ST PETERSBURG, Russia (Reuters) - VTB, Russia’s second-biggest lender, is ready to talk about restructuring Mozambique’s debt and has provided all the information required for a forensic audit into hidden loans to three state-owned firm to authorities, a bank’s executive said.
The audit of the loans to EMATUM, Proindicus and Mozambique Asset Management (MAM), is a condition for the International Monetary Fund to resume aid talks with one of the world’s poorest countries.
The discovery of the unapproved loans had prompted the IMF to halt a loan in April 2016, prompting a collapse of Mozambique’s currency and defaults on its debt.
The Mozambican Attorney General’s office said last month it had received the audit carried out by U.S. firm Kroll and would release the results, delayed many times already, as soon as possible.
Yuri Soloviev, VTB’s first deputy chief executive, told Reuters the bank was not familiar with its result.
“All the information which was required we have given. We did not hear back yet.

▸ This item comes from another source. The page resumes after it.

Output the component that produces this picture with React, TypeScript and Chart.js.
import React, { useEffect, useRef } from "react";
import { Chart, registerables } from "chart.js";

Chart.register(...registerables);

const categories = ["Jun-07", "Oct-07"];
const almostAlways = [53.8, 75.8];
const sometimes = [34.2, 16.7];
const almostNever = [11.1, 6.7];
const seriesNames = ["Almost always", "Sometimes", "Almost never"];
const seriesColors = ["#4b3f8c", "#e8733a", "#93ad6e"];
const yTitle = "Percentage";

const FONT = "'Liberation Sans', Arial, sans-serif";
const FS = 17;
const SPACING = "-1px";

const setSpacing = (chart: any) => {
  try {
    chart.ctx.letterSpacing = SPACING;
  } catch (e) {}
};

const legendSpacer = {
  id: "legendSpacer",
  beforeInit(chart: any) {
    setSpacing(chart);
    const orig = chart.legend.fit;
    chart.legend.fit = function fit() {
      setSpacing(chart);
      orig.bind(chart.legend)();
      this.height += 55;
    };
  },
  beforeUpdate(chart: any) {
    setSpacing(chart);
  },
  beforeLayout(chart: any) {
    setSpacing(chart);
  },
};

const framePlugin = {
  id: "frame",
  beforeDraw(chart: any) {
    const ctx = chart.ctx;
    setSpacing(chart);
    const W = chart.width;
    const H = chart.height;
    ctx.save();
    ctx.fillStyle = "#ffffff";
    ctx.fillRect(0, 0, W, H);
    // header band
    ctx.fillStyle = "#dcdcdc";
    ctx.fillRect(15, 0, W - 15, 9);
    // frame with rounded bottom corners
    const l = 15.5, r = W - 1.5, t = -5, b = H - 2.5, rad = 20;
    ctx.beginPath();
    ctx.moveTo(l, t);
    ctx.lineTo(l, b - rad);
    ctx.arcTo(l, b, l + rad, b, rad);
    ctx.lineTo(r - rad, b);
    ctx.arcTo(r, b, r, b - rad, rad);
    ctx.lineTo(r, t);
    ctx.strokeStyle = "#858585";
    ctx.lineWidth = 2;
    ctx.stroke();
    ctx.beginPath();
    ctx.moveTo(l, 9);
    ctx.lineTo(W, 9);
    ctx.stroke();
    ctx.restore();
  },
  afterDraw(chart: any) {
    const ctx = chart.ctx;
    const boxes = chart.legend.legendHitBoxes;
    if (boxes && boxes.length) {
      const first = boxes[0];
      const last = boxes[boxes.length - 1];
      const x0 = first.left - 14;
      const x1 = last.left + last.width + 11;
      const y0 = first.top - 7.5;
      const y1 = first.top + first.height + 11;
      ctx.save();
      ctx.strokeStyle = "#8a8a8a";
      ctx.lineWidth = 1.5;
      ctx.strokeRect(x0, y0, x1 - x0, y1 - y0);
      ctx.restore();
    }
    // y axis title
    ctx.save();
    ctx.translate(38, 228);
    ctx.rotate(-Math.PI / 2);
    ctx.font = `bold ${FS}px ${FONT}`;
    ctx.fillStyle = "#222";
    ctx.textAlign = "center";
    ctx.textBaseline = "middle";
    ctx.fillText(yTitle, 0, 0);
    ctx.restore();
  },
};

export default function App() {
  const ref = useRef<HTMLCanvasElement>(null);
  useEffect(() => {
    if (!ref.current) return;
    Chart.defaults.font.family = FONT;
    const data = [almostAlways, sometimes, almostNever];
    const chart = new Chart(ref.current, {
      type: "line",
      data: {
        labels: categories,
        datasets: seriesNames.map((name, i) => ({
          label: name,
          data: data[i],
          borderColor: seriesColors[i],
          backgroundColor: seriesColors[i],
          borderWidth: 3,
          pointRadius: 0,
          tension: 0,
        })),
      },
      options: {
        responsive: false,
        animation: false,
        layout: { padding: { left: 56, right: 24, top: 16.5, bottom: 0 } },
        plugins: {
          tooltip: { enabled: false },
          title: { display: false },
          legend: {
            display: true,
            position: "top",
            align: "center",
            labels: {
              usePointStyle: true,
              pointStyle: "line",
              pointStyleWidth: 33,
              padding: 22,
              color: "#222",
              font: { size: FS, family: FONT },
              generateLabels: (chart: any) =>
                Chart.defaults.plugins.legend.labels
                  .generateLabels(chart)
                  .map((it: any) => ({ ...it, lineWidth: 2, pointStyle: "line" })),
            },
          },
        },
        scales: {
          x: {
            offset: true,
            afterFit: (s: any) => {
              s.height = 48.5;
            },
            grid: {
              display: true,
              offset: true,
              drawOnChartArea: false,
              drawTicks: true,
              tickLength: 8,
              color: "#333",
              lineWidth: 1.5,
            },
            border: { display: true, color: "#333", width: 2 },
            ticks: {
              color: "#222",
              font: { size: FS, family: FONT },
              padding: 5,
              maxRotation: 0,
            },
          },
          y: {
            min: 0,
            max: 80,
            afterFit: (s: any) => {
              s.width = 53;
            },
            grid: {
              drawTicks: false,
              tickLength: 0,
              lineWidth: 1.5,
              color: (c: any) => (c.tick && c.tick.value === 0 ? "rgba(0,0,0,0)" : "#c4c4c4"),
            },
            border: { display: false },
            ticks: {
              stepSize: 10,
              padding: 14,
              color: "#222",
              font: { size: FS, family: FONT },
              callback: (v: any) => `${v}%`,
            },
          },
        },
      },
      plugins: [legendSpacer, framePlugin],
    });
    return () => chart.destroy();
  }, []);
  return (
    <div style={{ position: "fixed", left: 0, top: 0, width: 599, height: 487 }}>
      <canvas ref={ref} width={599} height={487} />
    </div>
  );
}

As we know, information was passed to the Attorney General of Mozambique and the Swedish Embassy in Mozambique,” Soloviev said. “We are ready for dialogue on restructuring.”
VTB said last year that it had shared the bulk of its $535 million loan to MAM, a state firm, with investors active in that region. It did not disclose which investors.
VTB, along with Credit Suisse, also helped to arrange a $622 million loan for maritime security projects for Proindicus, a company owned by the defence and interior ministries and state security service.
Debt-ridden Mozambique is struggling to repay the loans, which were not approved by parliament, and has defaulted on a number, including on VTB’s $535 million facility. “We did everything right, we had guarantees that all parties which needed to be informed about our loan, were informed,”Soloviev said.
“We can’t speculate whether the Mozambique government fulfilled its promises and don’t know to the full extend what they have done - (we) will wait for the audit results.”